The dataset is about Customers of a Mall. There are 200 rows and 5 columns.
Customer ID: Unique ID assigned to the customer
Gender: Gender of the customer
Age: Age of the customer
Income (k$): Annual Income of the customer in thousands of dollars
How Much They Spend: Score assigned by the mall based on customer behavior and spending nature

In [8]:
print(eda_df.columns)

numeric_columns = ['Age', 'Income (k$)', 'How Much They Spend']
categorical_columns = ['Gender']
Index(['Gender', 'Age', 'Income (k$)', 'How Much They Spend'], dtype='object')
In [9]:
# plt.figure(figsize=(15, 15))

sns.pairplot(eda_df, kind="scatter", diag_kind="kde")

plt.show()
  • There seems to be a rigid cut off where customers above their mid 30s stop spending more than 60.
In [10]:
# Q-Q plot
fig, axes = plt.subplots(ncols=3, nrows=1, figsize=(15, 5))
for ax, column in zip(axes, numeric_columns):
    probplot(eda_df[column], dist='norm', plot=ax)
    ax.set_title(f'Q-Q Plot, {column}')
    ax.set_xlabel('Theoretical Quantiles')
    ax.set_ylabel('Sample Quantiles')
plt.show()
  • None of the numerical features have a gaussian distribution, models like Gaussian Mixture may not be suitable for this task.
In [11]:
sns.set()

# Distribution of the target variable
plt.figure(figsize=(6, 6))
sns.countplot(x='Gender', data=eda_df)
plt.title('Distribution of Gender')
plt.show()
In [12]:
# plt.figure(figsize=(15, 15))

sns.pairplot(eda_df, kind="scatter", diag_kind="kde", hue="Gender", plot_kws=dict(alpha=0.4))

plt.show()
In [13]:
gender_sep_df = pd.DataFrame()
for i in np.unique(eda_df["Gender"]):
    gender_sep_df[i] = round(eda_df[eda_df["Gender"] == i].drop(columns="Gender").mean(), 2)
gender_sep_df["Difference as % of Range"] = abs(gender_sep_df["Male"] - gender_sep_df["Female"]) / (eda_df.describe().loc["max"] - eda_df.describe().loc["min"] ) * 100
gender_sep_df
Out[13]:
Female Male Difference as % of Range
Age 38.10 39.81 3.288462
Income (k$) 59.25 62.23 2.442623
How Much They Spend 51.53 48.51 3.081633
  • Female customers, compared to Male customers, tend to:
    • be younger,
    • earn less,
    • and spend more

The Female customers' tendancy to spend more may make them more valuable customers, thus I will keep this column.
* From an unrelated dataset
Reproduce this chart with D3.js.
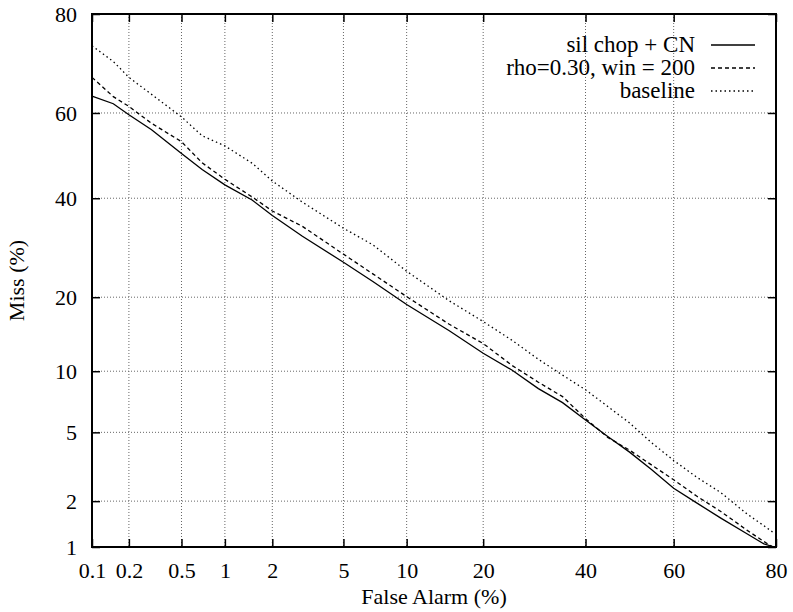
<!DOCTYPE html>
<html>
<head>
<meta charset="utf-8">
<script src="https://cdn.jsdelivr.net/npm/d3@7"></script>
<style>
  body { margin: 0; background: #fff; }
  #chart { width: 793px; height: 612px; }
  text { font-family: "Liberation Serif", "Times New Roman", serif; fill: #000; }
</style>
</head>
<body>
<div id="chart"></div>
<script>
// Data (percent)
var xTicks = [0.1, 0.2, 0.5, 1, 2, 5, 10, 20, 40, 60, 80];
var yTicks = [1, 2, 5, 10, 20, 40, 60, 80];

var silFA   = [0.1, 0.15, 0.2, 0.3, 0.5, 0.7, 1, 1.5, 2, 3, 5, 7, 10, 15, 20, 25, 30, 35, 40, 45, 50, 55, 60, 65, 70, 75, 78, 79.7];
var silMiss = [63.8, 62.1, 59.6, 56.1, 50.5, 46.7, 43.1, 39.6, 36.1, 31.6, 26.3, 22.7, 18.8, 14.9, 12.0, 10.1, 8.3, 7.1, 5.8, 4.75, 3.9, 3.1, 2.4, 1.95, 1.56, 1.23, 1.05, 1.0];

var rhoFA   = [0.1, 0.15, 0.2, 0.3, 0.5, 0.7, 1, 1.5, 2, 3, 5, 7, 10, 15, 20, 25, 30, 35, 40, 45, 50, 55, 60, 65, 70, 75, 78, 79.5];
var rhoMiss = [67.9, 63.7, 61.5, 57.6, 53.3, 48.3, 44.4, 40.3, 37.1, 33.7, 27.9, 24.1, 20.1, 15.8, 13.2, 10.6, 8.9, 7.6, 5.9, 4.7, 4.0, 3.3, 2.7, 2.15, 1.72, 1.3, 1.09, 1.0];

var baseFA   = [0.1, 0.15, 0.2, 0.3, 0.5, 0.7, 1, 1.5, 2, 3, 5, 7, 10, 15, 20, 25, 30, 35, 40, 45, 50, 55, 60, 65, 70, 75, 78, 79.6];
var baseMiss = [74.3, 71.2, 67.9, 64.2, 59.1, 54.7, 52.3, 48.2, 44.0, 39.1, 33.3, 29.8, 24.6, 19.4, 16.2, 13.6, 11.3, 9.6, 8.2, 6.8, 5.6, 4.4, 3.5, 2.8, 2.26, 1.66, 1.39, 1.25];

var seriesNames = ["sil chop + CN", "rho=0.30, win = 200", "baseline"];
var seriesDash = [null, "4,3", "1.5,3"];

// inverse normal cdf (Acklam)
function probit(p) {
    var a = [-3.969683028665376e+01, 2.209460984245205e+02, -2.759285104469687e+02, 1.383577518672690e+02, -3.066479806614716e+01, 2.506628277459239e+00];
    var b = [-5.447609879822406e+01, 1.615858368580409e+02, -1.556989798598866e+02, 6.680131188771972e+01, -1.328068155288572e+01];
    var c = [-7.784894002430293e-03, -3.223964580411365e-01, -2.400758277161838e+00, -2.549732539343734e+00, 4.374664141464968e+00, 2.938163982698783e+00];
    var d = [7.784695709041462e-03, 3.224671290700398e-01, 2.445134137142996e+00, 3.754408661907416e+00];
    var pl = 0.02425, q, r;
    if (p < pl) {
        q = Math.sqrt(-2 * Math.log(p));
        return (((((c[0]*q+c[1])*q+c[2])*q+c[3])*q+c[4])*q+c[5]) / ((((d[0]*q+d[1])*q+d[2])*q+d[3])*q+1);
    } else if (p <= 1 - pl) {
        q = p - 0.5; r = q * q;
        return (((((a[0]*r+a[1])*r+a[2])*r+a[3])*r+a[4])*r+a[5])*q / (((((b[0]*r+b[1])*r+b[2])*r+b[3])*r+b[4])*r+1);
    }
    q = Math.sqrt(-2 * Math.log(1 - p));
    return -(((((c[0]*q+c[1])*q+c[2])*q+c[3])*q+c[4])*q+c[5]) / ((((d[0]*q+d[1])*q+d[2])*q+d[3])*q+1);
}

var width = 793, height = 612;
var margin = {top: 14, right: 17, bottom: 65, left: 92};
var innerW = width - margin.left - margin.right;
var innerH = height - margin.top - margin.bottom;

var svg = d3.select("#chart").append("svg")
    .attr("width", width)
    .attr("height", height);
var g = svg.append("g").attr("transform", "translate(" + margin.left + "," + margin.top + ")");

var x = d3.scaleLinear().domain([probit(0.001), probit(0.8)]).range([0, innerW]);
var y = d3.scaleLinear().domain([probit(0.01), probit(0.8)]).range([innerH, 0]);
var px = function (v) { return x(probit(v / 100)); };
var py = function (v) { return y(probit(v / 100)); };

// grid
g.append("g").selectAll("line")
    .data(xTicks.slice(1, -1)).enter().append("line")
    .attr("x1", px).attr("x2", px)
    .attr("y1", 0).attr("y2", innerH)
    .attr("stroke", "#666").attr("stroke-width", 1).attr("stroke-dasharray", "1,2");
g.append("g").selectAll("line")
    .data(yTicks.slice(1, -1)).enter().append("line")
    .attr("y1", py).attr("y2", py)
    .attr("x1", 0).attr("x2", innerW)
    .attr("stroke", "#666").attr("stroke-width", 1).attr("stroke-dasharray", "1,2");

// axes
var fmt = function (d) { return String(d); };
var xAxis = d3.axisBottom(x)
    .tickValues(xTicks.map(function (v) { return probit(v / 100); }))
    .tickFormat(function (d, i) { return fmt(xTicks[i]); })
    .tickSizeInner(-8).tickSizeOuter(0).tickPadding(15);
var yAxis = d3.axisLeft(y)
    .tickValues(yTicks.map(function (v) { return probit(v / 100); }))
    .tickFormat(function (d, i) { return fmt(yTicks[i]); })
    .tickSizeInner(-8).tickSizeOuter(0).tickPadding(15);
var xTop = d3.axisTop(x).tickValues(xAxis.tickValues()).tickFormat("").tickSizeInner(-8).tickSizeOuter(0);
var yRight = d3.axisRight(y).tickValues(yAxis.tickValues()).tickFormat("").tickSizeInner(-8).tickSizeOuter(0);

[g.append("g").attr("transform", "translate(0," + innerH + ")").call(xAxis),
 g.append("g").call(yAxis),
 g.append("g").call(xTop),
 g.append("g").attr("transform", "translate(" + innerW + ",0)").call(yRight)
].forEach(function (ax) {
    ax.select(".domain").remove();
    ax.selectAll(".tick line").attr("stroke", "#000").attr("stroke-width", 1.5);
    ax.selectAll("text").style("font-size", "22px").style("font-family", "'Liberation Serif', serif").attr("fill", "#000");
});

// border
g.append("rect")
    .attr("width", innerW).attr("height", innerH)
    .attr("fill", "none").attr("stroke", "#000").attr("stroke-width", 2);

// curves
var line = d3.line()
    .x(function (d) { return px(d[0]); })
    .y(function (d) { return py(d[1]); });
var series = [d3.zip(silFA, silMiss), d3.zip(rhoFA, rhoMiss), d3.zip(baseFA, baseMiss)];
g.selectAll(".curve")
    .data(series).enter().append("path")
    .attr("class", "curve")
    .attr("d", line)
    .attr("fill", "none")
    .attr("stroke", "#000")
    .attr("stroke-width", 1.3)
    .attr("stroke-dasharray", function (d, i) { return seriesDash[i]; });

// legend
var legend = svg.append("g").attr("class", "legend");
var legendY = [45, 68, 91];
seriesNames.forEach(function (name, i) {
    legend.append("text")
        .attr("x", 695).attr("y", legendY[i] + 7)
        .attr("text-anchor", "end")
        .style("font-size", "23px")
        .text(name);
    legend.append("line")
        .attr("x1", 711).attr("x2", 755)
        .attr("y1", legendY[i]).attr("y2", legendY[i])
        .attr("stroke", "#000").attr("stroke-width", 1.3)
        .attr("stroke-dasharray", seriesDash[i]);
});

// axis titles
svg.append("text")
    .attr("x", margin.left + innerW / 2).attr("y", 604)
    .attr("text-anchor", "middle")
    .style("font-size", "22px")
    .text("False Alarm (%)");
svg.append("text")
    .attr("transform", "translate(24," + (margin.top + innerH / 2) + ") rotate(-90)")
    .attr("text-anchor", "middle")
    .style("font-size", "22px")
    .text("Miss (%)");
</script>
</body>
</html>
The mean difference between the different features separated by Gender is roughly 3% of the range for each feature. I will make use of this in when encoding the data.

In [14]:
# Correlation matrix
plt.figure(figsize=(12, 8))
sns.heatmap(eda_df.corr(), annot=True, cmap='coolwarm')
plt.title('Correlation Heatmap')
plt.show()

Observations

  • Moderate negatively linear relationship between Age and "How Much They Spend"
In [15]:
standard_scaler = StandardScaler()
one_hot_encoder = OneHotEncoder(sparse=False)

ct = ColumnTransformer(
    transformers=[
        ("standard_scaler", StandardScaler(), numeric_columns),
        ("one_hot_encoder", OneHotEncoder(sparse_output=False), ["Gender"])
    ]
)

transformed_features = ct.fit_transform(df)

std_ct = ColumnTransformer(
    transformers=[
        ("standard_scaler", StandardScaler(), numeric_columns)
    ],
    remainder="passthrough"
)

yj_ct = ColumnTransformer(
    transformers=[
        ("yj", PowerTransformer(method="yeo-johnson"), numeric_columns)
    ],
    remainder="passthrough"
)

eda_std_scaled_features = std_ct.fit_transform(df)
eda_std_scaled_features_df = pd.DataFrame(eda_std_scaled_features, columns=['Age', 'Income (k$)', 'How Much They Spend', 'Gender'])

eda_yj_scaled_features = yj_ct.fit_transform(df)
eda_yj_scaled_features_df = pd.DataFrame(eda_yj_scaled_features, columns=['Age', 'Income (k$)', 'How Much They Spend', 'Gender'])
In [16]:
fig, axes = plt.subplots(ncols=1, nrows=len(numeric_columns), figsize=(4, 4*len(numeric_columns)))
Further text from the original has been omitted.